TASK
Pull out the lines running from the one with "Rebuild this chart" to the one with "0.1284, 0.1261, 0.1244];", inclusive, word for word. Drop any picture.

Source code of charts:
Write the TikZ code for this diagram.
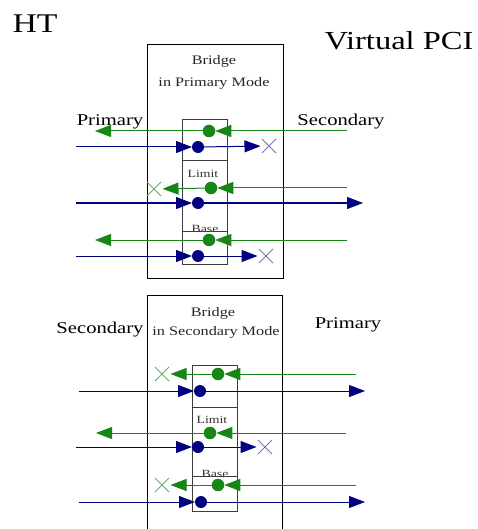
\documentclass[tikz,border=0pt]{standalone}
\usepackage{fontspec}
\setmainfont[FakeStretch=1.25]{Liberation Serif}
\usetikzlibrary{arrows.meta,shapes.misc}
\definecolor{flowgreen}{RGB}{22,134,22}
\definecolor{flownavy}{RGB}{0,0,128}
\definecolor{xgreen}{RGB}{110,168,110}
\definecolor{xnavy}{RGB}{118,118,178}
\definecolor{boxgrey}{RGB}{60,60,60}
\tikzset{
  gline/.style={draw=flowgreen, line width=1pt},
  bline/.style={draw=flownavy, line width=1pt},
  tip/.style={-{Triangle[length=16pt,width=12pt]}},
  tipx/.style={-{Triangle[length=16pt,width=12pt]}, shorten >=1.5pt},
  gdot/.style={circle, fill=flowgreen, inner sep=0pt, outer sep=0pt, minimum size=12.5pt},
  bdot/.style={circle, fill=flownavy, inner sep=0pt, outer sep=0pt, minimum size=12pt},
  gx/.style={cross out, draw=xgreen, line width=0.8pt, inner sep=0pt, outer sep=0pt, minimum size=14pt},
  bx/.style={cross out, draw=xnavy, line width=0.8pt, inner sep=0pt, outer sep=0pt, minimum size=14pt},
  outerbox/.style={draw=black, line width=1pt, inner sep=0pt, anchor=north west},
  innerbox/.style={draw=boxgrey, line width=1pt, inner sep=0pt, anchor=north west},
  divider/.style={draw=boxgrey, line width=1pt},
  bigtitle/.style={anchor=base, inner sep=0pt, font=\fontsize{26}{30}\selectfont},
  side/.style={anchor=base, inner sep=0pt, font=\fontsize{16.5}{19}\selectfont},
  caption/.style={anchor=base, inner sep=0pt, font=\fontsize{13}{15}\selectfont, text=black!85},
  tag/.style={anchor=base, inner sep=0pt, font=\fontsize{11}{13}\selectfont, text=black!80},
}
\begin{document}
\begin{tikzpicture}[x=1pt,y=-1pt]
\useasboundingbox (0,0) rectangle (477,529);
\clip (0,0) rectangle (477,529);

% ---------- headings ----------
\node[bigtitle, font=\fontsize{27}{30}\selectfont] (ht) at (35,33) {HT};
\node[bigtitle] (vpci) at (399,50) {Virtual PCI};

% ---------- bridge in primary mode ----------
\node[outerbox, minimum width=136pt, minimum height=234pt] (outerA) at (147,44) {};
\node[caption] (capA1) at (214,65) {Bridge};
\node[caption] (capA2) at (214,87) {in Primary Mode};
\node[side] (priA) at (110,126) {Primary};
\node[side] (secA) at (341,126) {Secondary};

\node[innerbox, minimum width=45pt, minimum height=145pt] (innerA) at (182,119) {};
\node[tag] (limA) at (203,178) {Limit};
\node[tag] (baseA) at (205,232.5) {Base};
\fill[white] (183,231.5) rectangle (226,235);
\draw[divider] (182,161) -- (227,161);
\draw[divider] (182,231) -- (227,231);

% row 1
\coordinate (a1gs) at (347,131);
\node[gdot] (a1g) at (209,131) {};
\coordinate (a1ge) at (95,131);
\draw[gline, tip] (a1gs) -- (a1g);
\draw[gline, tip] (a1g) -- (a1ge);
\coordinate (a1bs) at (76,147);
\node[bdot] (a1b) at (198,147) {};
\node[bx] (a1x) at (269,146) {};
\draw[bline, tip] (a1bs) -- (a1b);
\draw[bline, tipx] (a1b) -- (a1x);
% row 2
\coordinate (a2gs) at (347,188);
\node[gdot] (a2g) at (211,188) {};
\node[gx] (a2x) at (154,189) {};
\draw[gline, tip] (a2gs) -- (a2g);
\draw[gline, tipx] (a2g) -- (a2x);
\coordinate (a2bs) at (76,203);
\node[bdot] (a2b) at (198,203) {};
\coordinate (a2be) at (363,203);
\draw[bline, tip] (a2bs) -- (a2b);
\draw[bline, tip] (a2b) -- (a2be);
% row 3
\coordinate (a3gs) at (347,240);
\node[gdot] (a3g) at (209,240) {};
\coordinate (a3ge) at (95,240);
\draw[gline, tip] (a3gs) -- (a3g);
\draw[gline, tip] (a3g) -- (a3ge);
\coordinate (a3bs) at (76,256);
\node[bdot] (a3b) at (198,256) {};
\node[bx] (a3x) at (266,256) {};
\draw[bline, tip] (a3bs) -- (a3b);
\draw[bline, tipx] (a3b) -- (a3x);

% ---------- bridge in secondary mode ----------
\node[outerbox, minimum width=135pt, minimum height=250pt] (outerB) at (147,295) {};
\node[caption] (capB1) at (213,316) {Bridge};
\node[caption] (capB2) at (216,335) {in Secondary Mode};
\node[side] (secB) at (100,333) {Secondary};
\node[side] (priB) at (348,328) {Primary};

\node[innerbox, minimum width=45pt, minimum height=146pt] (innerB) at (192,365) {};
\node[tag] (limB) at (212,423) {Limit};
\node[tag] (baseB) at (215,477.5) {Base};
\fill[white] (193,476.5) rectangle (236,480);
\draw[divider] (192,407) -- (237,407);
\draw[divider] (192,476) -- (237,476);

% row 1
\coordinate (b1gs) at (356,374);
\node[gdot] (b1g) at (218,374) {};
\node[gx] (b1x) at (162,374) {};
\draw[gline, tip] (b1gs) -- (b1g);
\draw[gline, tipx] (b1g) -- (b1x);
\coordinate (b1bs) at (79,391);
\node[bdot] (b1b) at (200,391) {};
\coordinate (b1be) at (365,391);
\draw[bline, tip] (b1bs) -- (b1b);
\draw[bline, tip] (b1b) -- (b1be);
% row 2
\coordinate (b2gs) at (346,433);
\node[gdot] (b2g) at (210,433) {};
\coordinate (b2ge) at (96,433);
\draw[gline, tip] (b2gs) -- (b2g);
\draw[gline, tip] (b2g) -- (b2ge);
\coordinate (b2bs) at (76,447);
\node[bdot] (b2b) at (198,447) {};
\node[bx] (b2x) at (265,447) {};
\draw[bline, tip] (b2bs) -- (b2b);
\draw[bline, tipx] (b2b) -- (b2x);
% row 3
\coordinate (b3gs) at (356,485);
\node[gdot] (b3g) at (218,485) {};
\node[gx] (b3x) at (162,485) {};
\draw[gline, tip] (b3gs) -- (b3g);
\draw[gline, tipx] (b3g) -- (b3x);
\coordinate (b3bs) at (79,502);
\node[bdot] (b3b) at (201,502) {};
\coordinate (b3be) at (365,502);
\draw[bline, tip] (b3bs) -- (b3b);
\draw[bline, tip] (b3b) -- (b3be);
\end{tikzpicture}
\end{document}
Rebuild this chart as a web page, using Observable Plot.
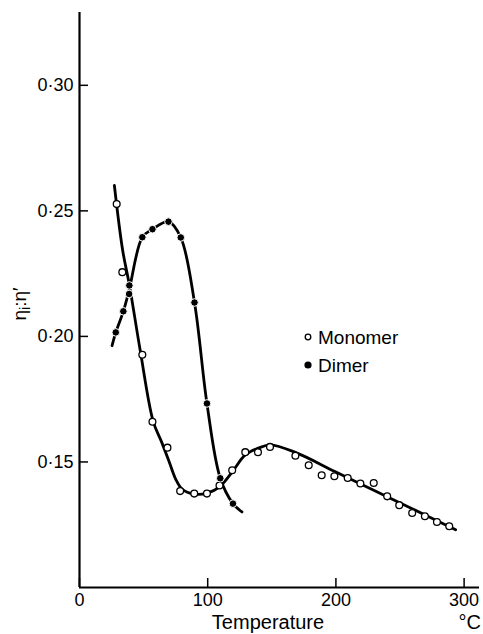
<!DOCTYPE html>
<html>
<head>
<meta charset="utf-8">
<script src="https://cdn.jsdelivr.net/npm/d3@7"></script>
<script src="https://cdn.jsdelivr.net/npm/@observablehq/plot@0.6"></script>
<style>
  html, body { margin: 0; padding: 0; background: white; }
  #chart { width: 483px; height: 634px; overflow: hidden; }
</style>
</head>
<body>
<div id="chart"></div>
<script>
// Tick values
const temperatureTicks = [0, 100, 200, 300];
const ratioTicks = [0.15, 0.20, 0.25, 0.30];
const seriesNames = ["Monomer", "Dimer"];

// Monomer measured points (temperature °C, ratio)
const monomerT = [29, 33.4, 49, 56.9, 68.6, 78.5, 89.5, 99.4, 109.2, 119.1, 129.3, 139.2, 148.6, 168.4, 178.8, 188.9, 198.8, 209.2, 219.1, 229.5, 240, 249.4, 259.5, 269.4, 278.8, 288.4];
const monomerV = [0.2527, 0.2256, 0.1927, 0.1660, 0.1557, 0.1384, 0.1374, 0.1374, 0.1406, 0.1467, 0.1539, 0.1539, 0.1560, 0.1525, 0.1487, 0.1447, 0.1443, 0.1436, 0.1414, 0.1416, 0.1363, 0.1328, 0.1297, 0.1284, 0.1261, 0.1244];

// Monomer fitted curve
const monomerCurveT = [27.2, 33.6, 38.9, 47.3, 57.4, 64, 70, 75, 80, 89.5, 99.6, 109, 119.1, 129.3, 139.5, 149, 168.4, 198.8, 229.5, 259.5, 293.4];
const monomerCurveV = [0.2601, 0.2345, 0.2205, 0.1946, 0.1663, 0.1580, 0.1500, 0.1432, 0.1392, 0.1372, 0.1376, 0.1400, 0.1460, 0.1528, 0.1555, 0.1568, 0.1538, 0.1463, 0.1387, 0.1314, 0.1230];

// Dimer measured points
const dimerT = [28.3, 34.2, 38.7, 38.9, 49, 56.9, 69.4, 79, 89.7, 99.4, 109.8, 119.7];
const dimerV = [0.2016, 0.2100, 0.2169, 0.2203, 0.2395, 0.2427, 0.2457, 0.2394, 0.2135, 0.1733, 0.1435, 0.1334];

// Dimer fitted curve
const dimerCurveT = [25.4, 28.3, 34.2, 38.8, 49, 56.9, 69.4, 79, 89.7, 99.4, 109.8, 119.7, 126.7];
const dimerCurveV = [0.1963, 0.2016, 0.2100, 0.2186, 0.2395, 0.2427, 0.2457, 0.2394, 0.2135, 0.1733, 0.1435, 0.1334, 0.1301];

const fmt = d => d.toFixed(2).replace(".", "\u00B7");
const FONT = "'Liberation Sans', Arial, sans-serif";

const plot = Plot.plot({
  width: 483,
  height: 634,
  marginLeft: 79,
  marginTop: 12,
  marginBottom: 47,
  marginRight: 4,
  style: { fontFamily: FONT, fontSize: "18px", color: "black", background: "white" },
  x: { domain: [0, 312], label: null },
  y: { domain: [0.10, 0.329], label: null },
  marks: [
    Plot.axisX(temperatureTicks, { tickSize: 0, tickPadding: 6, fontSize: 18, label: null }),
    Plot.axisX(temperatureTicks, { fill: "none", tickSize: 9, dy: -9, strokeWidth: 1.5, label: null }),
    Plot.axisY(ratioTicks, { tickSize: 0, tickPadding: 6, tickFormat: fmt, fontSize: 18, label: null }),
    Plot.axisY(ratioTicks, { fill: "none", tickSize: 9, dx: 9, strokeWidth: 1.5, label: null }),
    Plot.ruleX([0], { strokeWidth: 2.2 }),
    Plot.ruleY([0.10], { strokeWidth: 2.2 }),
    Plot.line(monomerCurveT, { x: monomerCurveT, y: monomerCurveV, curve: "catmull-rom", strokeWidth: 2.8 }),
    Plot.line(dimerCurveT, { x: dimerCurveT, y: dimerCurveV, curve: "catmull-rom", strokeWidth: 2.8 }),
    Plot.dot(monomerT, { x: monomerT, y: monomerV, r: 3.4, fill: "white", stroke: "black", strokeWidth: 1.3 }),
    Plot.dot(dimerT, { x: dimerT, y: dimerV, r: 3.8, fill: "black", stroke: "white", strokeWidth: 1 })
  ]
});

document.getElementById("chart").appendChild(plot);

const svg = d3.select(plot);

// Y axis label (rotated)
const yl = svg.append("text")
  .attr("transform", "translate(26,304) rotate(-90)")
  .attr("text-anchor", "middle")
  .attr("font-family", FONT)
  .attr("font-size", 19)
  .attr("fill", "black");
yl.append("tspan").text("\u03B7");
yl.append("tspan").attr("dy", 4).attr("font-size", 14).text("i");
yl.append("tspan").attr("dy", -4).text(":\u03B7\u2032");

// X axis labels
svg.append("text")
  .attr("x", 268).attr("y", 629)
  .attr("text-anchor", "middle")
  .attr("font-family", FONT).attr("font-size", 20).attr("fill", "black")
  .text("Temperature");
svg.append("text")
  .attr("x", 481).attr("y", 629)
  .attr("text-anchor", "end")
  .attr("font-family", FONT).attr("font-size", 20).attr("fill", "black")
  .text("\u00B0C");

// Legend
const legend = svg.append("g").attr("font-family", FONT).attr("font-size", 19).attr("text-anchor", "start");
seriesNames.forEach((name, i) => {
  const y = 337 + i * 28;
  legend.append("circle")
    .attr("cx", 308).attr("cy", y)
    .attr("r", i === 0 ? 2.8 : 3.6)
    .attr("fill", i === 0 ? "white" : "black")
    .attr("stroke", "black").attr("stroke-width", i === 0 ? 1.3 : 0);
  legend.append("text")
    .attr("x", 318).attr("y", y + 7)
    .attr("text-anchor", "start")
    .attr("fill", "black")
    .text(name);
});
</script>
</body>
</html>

OUTPUT FOR THIS EXERCISE
Rebuild this chart as a web page, using Observable Plot.
<!DOCTYPE html>
<html>
<head>
<meta charset="utf-8">
<script src="https://cdn.jsdelivr.net/npm/d3@7"></script>
<script src="https://cdn.jsdelivr.net/npm/@observablehq/plot@0.6"></script>
<style>
  html, body { margin: 0; padding: 0; background: white; }
  #chart { width: 483px; height: 634px; overflow: hidden; }
</style>
</head>
<body>
<div id="chart"></div>
<script>
// Tick values
const temperatureTicks = [0, 100, 200, 300];
const ratioTicks = [0.15, 0.20, 0.25, 0.30];
const seriesNames = ["Monomer", "Dimer"];

// Monomer measured points (temperature °C, ratio)
const monomerT = [29, 33.4, 49, 56.9, 68.6, 78.5, 89.5, 99.4, 109.2, 119.1, 129.3, 139.2, 148.6, 168.4, 178.8, 188.9, 198.8, 209.2, 219.1, 229.5, 240, 249.4, 259.5, 269.4, 278.8, 288.4];
const monomerV = [0.2527, 0.2256, 0.1927, 0.1660, 0.1557, 0.1384, 0.1374, 0.1374, 0.1406, 0.1467, 0.1539, 0.1539, 0.1560, 0.1525, 0.1487, 0.1447, 0.1443, 0.1436, 0.1414, 0.1416, 0.1363, 0.1328, 0.1297, 0.1284, 0.1261, 0.1244];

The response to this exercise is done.